> _SET EXERCISE_: Your output is the lines from the first one to the one containing "ax.set_ylim(793, 1377)", repeated exactly, with images left out.

> _MATERIAL_:
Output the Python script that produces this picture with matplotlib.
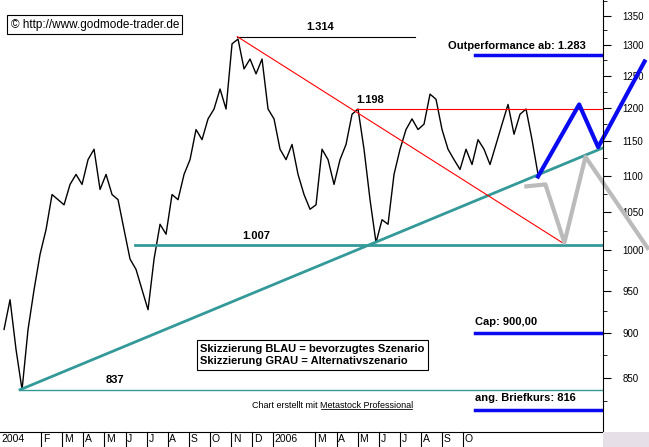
import numpy as np
import matplotlib
matplotlib.use("Agg")
import matplotlib.pyplot as plt
from matplotlib.transforms import blended_transform_factory

plt.rcParams['font.family'] = ['Liberation Sans', 'DejaVu Sans']

price = [904,939,881,837,904,951,995,1027,1074,1067,1060,1088,1102,1088,1123,1138,
         1081,1102,1074,1067,1027,989,976,951,927,989,1034,1021,1074,1067,1102,1123,
         1167,1152,1183,1198,1229,1198,1302,1310,1261,1277,1253,1277,1198,1183,1138,
         1123,1145,1102,1074,1054,1060,1138,1123,1088,1123,1145,1190,1198,1138,1067,
         1010,1040,1034,1102,1138,1167,1183,1167,1175,1221,1213,1167,1138,1123,1109,
         1138,1116,1152,1138,1116,1145,1175,1205,1160,1190,1198,1152,1102]
months = np.linspace(-0.758, 24.55, len(price))

blue_x = [24.55, 26.5, 27.4, 29.6]
blue_y = [1099, 1205, 1141, 1273]
grey_x = [23.9, 24.9, 25.8, 26.8, 29.8]
grey_y = [1085, 1088, 1010, 1127, 1001]

tick_labels = ['2004','F','M','A','M','J','J','A','S','O','N','D','2006','M','A','M','J','J','A','S','O']
tick_pos = [0,1,2,3,4,5,6,7,8,9,10,11,12,14,15,16,17,18,19,20,21]

fig = plt.figure(figsize=(6.49, 4.47), dpi=100)
ax = fig.add_axes([0, 15/447, 603/649, 432/447])
ax.set_yscale('log')
xmin, xmax = -0.95, 27.63
ax.set_xlim(xmin, xmax)
ax.set_ylim(793, 1377)

teal = '#339999'
ax.plot(months, price, color='black', lw=1)
ax.plot([0, xmax], [837, 1140], color=teal, lw=2)
ax.plot([5.45, xmax], [1007, 1007], color=teal, lw=2)
ax.plot([0, xmax], [837, 837], color=teal, lw=1)
ax.plot([10.3, 18.7], [1314, 1314], color='black', lw=0.8)
ax.plot([10.3, 25.7], [1314, 1010], color='red', lw=0.8)
ax.plot([15.9, xmax], [1198, 1198], color='red', lw=0.8)
ax.plot(grey_x, grey_y, color='#bbbbbb', lw=3, clip_on=False, solid_capstyle='butt')
ax.plot(blue_x, blue_y, color='#0a0af0', lw=3, clip_on=False)

for y in [1283, 900, 816]:
    ax.plot([21.55, xmax], [y, y], color='#0a0af0', lw=2.5)

kw = dict(fontsize=8, fontweight='bold', family=['Liberation Sans Narrow', 'Liberation Sans'])
ax.text(14.2, 1322, '1.314', ha='center', va='bottom', **kw)
ax.text(16.6, 1204, '1.198', ha='center', va='bottom', **kw)
ax.text(11.2, 1012, '1.007', ha='center', va='bottom', **kw)
ax.text(4.5, 842, '837', ha='center', va='bottom', **kw)
ax.text(20.3, 1290, 'Outperformance ab: 1.283', ha='left', va='bottom', **kw)
ax.text(21.55, 907, 'Cap: 900,00', ha='left', va='bottom', **kw)
ax.text(21.55, 823, 'ang. Briefkurs: 816', ha='left', va='bottom', **kw)
ax.text(8.55, 875, 'Skizzierung BLAU = bevorzugtes Szenario\nSkizzierung GRAU = Alternativszenario',
        ha='left', va='center', linespacing=1.3,
        bbox=dict(boxstyle='square,pad=0.3', fc='white', ec='black', lw=0.8), **kw)
ax.text(14.2, 820, 'Chart erstellt mit ', ha='right', va='center', fontsize=6.5)
ax.text(14.2, 820, 'Metastock Professional', ha='left', va='center', fontsize=6.5)
ax.plot([14.25, 18.6], [816.5, 816.5], color='black', lw=0.6)
ax.text(-0.45, 1334, '\u00a9 http://www.godmode-trader.de', ha='left', va='center', fontsize=8.5,
        bbox=dict(boxstyle='square,pad=0.3', fc='white', ec='black', lw=0.8))

# y-axis on right
ax.yaxis.tick_right()
yt = [850, 900, 950, 1000, 1050, 1100, 1150, 1200, 1250, 1300, 1350]
ax.set_yticks(yt)
ax.set_yticklabels([str(v) for v in yt], fontsize=7)
ax.yaxis.set_minor_locator(matplotlib.ticker.FixedLocator([825, 875, 925, 975, 1025, 1075, 1125, 1175, 1225, 1275, 1325, 1375]))
ax.yaxis.set_minor_formatter(matplotlib.ticker.NullFormatter())
ax.tick_params(axis='y', which='major', length=6, pad=8, direction='out')
ax.tick_params(axis='y', which='minor', length=3, direction='out')
for s in ['left', 'top']:
    ax.spines[s].set_visible(False)
ax.set_xticks([])

# month strip
tr = blended_transform_factory(ax.transData, ax.transAxes)
for p, lab in zip(tick_pos, tick_labels):
    if p > 0:
        ax.plot([p, p], [0, -15/432], color='black', lw=0.8, transform=tr, clip_on=False)
        xp = p
    else:
        xp = xmin
    ax.text(xp + 0.08, -7.5/432, lab, transform=tr, ha='left', va='center', fontsize=7.5, clip_on=False)
fig.patches.append(matplotlib.patches.Rectangle((603/649, 0), 46/649, 15/447, transform=fig.transFigure,
                                                 fc='#e6dfe8', ec='none'))
fig.savefig('out.png', dpi=100)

> _RESPONSE_:
Output the Python script that produces this picture with matplotlib.
import numpy as np
import matplotlib
matplotlib.use("Agg")
import matplotlib.pyplot as plt
from matplotlib.transforms import blended_transform_factory

plt.rcParams['font.family'] = ['Liberation Sans', 'DejaVu Sans']

price = [904,939,881,837,904,951,995,1027,1074,1067,1060,1088,1102,1088,1123,1138,
         1081,1102,1074,1067,1027,989,976,951,927,989,1034,1021,1074,1067,1102,1123,
         1167,1152,1183,1198,1229,1198,1302,1310,1261,1277,1253,1277,1198,1183,1138,
         1123,1145,1102,1074,1054,1060,1138,1123,1088,1123,1145,1190,1198,1138,1067,
         1010,1040,1034,1102,1138,1167,1183,1167,1175,1221,1213,1167,1138,1123,1109,
         1138,1116,1152,1138,1116,1145,1175,1205,1160,1190,1198,1152,1102]
months = np.linspace(-0.758, 24.55, len(price))

blue_x = [24.55, 26.5, 27.4, 29.6]
blue_y = [1099, 1205, 1141, 1273]
grey_x = [23.9, 24.9, 25.8, 26.8, 29.8]
grey_y = [1085, 1088, 1010, 1127, 1001]

tick_labels = ['2004','F','M','A','M','J','J','A','S','O','N','D','2006','M','A','M','J','J','A','S','O']
tick_pos = [0,1,2,3,4,5,6,7,8,9,10,11,12,14,15,16,17,18,19,20,21]

fig = plt.figure(figsize=(6.49, 4.47), dpi=100)
ax = fig.add_axes([0, 15/447, 603/649, 432/447])
ax.set_yscale('log')
xmin, xmax = -0.95, 27.63
ax.set_xlim(xmin, xmax)
ax.set_ylim(793, 1377)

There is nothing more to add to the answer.